Travis County has received $1.4 million and Austin has received $1.5 million this summer from the settlement. The city has thus far only allocated $75,000 of its share, from Austin Public Health to EMS, and that covers the cost of 800 overdose response kits, each including two doses of Narcan, to be distributed to community-­based organizations. EMS will provide additional kits to businesses that have had more than one overdose on-site within the past year. The city also added one full-time position for communication and harm reduction strategies earlier this summer.

“By refusing to prioritize common-sense public health interventions–like fentanyl test strips and other drug checking tools, harm reduction centers, safe use supplies–the Governor refuses to prioritize the lives of Texans.”  – Statement from the Texas Harm Reduction Alliance

Since its public health crisis declaration in 2022 and subsequent work with THRA, the county has more existing apparatuses in place for fund distribution. Last month, commissioners voted to distribute $860,000 in settlement funds to harm reduction programs. $175,000 of that went toward Narcan; $350,000 went toward a two-year contract with Communities for Recovery for two peer recovery specialists; $300,000 went toward a pair of two-year contracts for methadone services; and $35,000 went toward syringe collection services at six locations around the county.

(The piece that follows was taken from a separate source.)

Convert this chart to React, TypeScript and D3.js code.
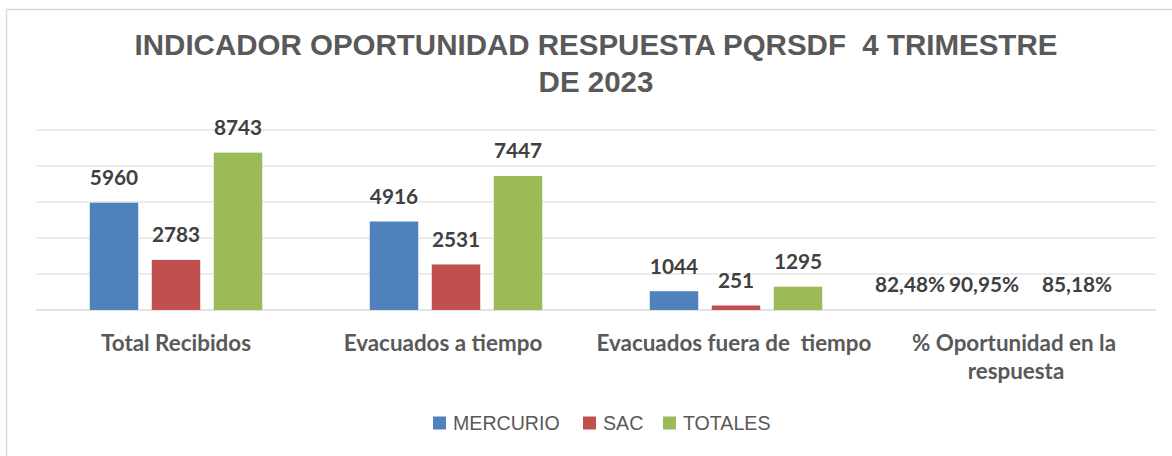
import React from "react";
import * as d3 from "d3";

const categories = ["Total Recibidos", "Evacuados a tiempo", "Evacuados fuera de  tiempo", "% Oportunidad en la respuesta"];
const seriesNames = ["MERCURIO", "SAC", "TOTALES"];
const mercurio = [5960, 4916, 1044, 0.8248];
const sac = [2783, 2531, 251, 0.9095];
const totales = [8743, 7447, 1295, 0.8518];
const labelsMercurio = ["5960", "4916", "1044", "82,48%"];
const labelsSac = ["2783", "2531", "251", "90,95%"];
const labelsTotales = ["8743", "7447", "1295", "85,18%"];
const yTicks = [0, 2000, 4000, 6000, 8000, 10000];
const titleLines = ["INDICADOR OPORTUNIDAD RESPUESTA PQRSDF  4 TRIMESTRE", "DE 2023"];

const colors = ["#4F81BD", "#C0504D", "#9BBB59"];
// manual label nudges (layout only) for the percentage category
const labelDx = [
  [0, 0, 0, -44],
  [0, 0, 0, -32],
  [0, 0, 0, -1],
];
const catLabelDx = [0, -13, -2, -2];

const W = 1172;
const H = 456;
const plotLeft = 36;
const plotRight = 1156;
const plotTop = 130;
const plotBottom = 310;

export default function App() {
  const series = [mercurio, sac, totales];
  const labels = [labelsMercurio, labelsSac, labelsTotales];
  const x0 = d3.scaleBand<string>().domain(categories).range([plotLeft, plotRight]).padding(0);
  const x1 = d3
    .scaleBand<string>()
    .domain(seriesNames)
    .range([0, x0.bandwidth()])
    .paddingInner(0.218)
    .paddingOuter(0.867);
  const y = d3.scaleLinear().domain([0, 10000]).range([plotBottom, plotTop]);

  const catLines = (c: string) => {
    if (c.startsWith("% Oportunidad")) return ["% Oportunidad en la", "respuesta"];
    return [c];
  };

  const legendItems = [
    { name: "MERCURIO", sx: 433, tx: 453 },
    { name: "SAC", sx: 583, tx: 603 },
    { name: "TOTALES", sx: 663, tx: 683 },
  ];

  return (
    <svg
      width={W}
      height={H}
      style={{ position: "absolute", left: 0, top: 0, background: "#fff" }}
      xmlns="http://www.w3.org/2000/svg"
    >
      <rect x={0} y={0} width={W} height={H} fill="#fff" />
      {/* chart border (cropped at right/bottom) */}
      <line x1={6.5} y1={9.5} x2={W} y2={9.5} stroke="#D9D9D9" strokeWidth={1.5} />
      <line x1={6.5} y1={9.5} x2={6.5} y2={H} stroke="#D9D9D9" strokeWidth={1.5} />

      {/* title */}
      <g fontFamily="'Liberation Sans', Arial, sans-serif" fontWeight="bold" fontSize={29.5} fill="#595959" textAnchor="middle">
        {titleLines.map((t, i) => (
          <text key={i} x={596} y={55 + i * 36.7} style={{ whiteSpace: "pre" }}>
            {t}
          </text>
        ))}
      </g>

      {/* gridlines */}
      {yTicks.map((t) => (
        <line
          key={t}
          x1={plotLeft}
          x2={plotRight}
          y1={y(t)}
          y2={y(t)}
          stroke="#D9D9D9"
          strokeWidth={t === 0 ? 1.5 : 1.2}
        />
      ))}

      {/* bars */}
      {series.map((vals, si) =>
        vals.map((v, ci) => (
          <rect
            key={`${si}-${ci}`}
            x={(x0(categories[ci]) ?? 0) + (x1(seriesNames[si]) ?? 0)}
            y={y(v)}
            width={x1.bandwidth()}
            height={Math.max(0, plotBottom - y(v))}
            fill={colors[si]}
          />
        ))
      )}

      {/* data labels */}
      <g fontFamily="Lato, 'Open Sans', sans-serif" fontWeight="bold" fontSize={20.8} fill="#404040" textAnchor="middle">
        {series.map((vals, si) =>
          vals.map((v, ci) => (
            <text
              key={`l-${si}-${ci}`}
              x={(x0(categories[ci]) ?? 0) + (x1(seriesNames[si]) ?? 0) + x1.bandwidth() / 2 + labelDx[si][ci]}
              y={y(v) - 17.5}
            >
              {labels[si][ci]}
            </text>
          ))
        )}
      </g>

      {/* category labels */}
      <g fontFamily="Lato, 'Open Sans', sans-serif" fontWeight="bold" fontSize={22.4} fill="#595959" textAnchor="middle">
        {categories.map((c, ci) =>
          catLines(c).map((line, li) => (
            <text
              key={`c-${ci}-${li}`}
              x={(x0(c) ?? 0) + x0.bandwidth() / 2 + (li === 0 ? catLabelDx[ci] : 0)}
              y={350.5 + li * 28}
              style={{ whiteSpace: "pre" }}
            >
              {line}
            </text>
          ))
        )}
      </g>

      {/* legend */}
      <g fontFamily="'Liberation Sans', Arial, sans-serif" fontSize={19.6} fill="#595959">
        {legendItems.map((it, i) => (
          <g key={it.name}>
            <rect x={it.sx} y={416.5} width={13} height={13} fill={colors[i]} />
            <text x={it.tx} y={430}>
              {seriesNames[i]}
            </text>
          </g>
        ))}
      </g>
    </svg>
  );
}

Commissioners also put up to $575,000 toward reimbursing previous opioid-related expenses – something THRA and the road map have discouraged – but committed the same amount of the county's own money to additional services. Another $41,000 from the settlement will be moved to the county's allocated reserves to support any future settlement fund requirements.

Statewide, the government continues to push punitive solutions to the crisis. Upon this session's failure to pass a bill legalizing fentanyl test strips and its passage of House Bill 6, the drug-induced homicide law that allows prosecution of drug dealers as murderers, THRA issued the following statement: "By refusing to prioritize common-sense public health interventions–like fentanyl test strips and other drug checking tools, harm reduction centers, safe use supplies–the Governor refuses to prioritize the lives of Texans."

"We still have a long way to go in Austin and Travis County, but funding harm reduction services, treatment, and working with the community to identify needs is commendable," wrote THRA's Cate Graziani in the release. "We urge the State and local governments to invest in non-police responses and evidence-based solutions that are proven to save lives."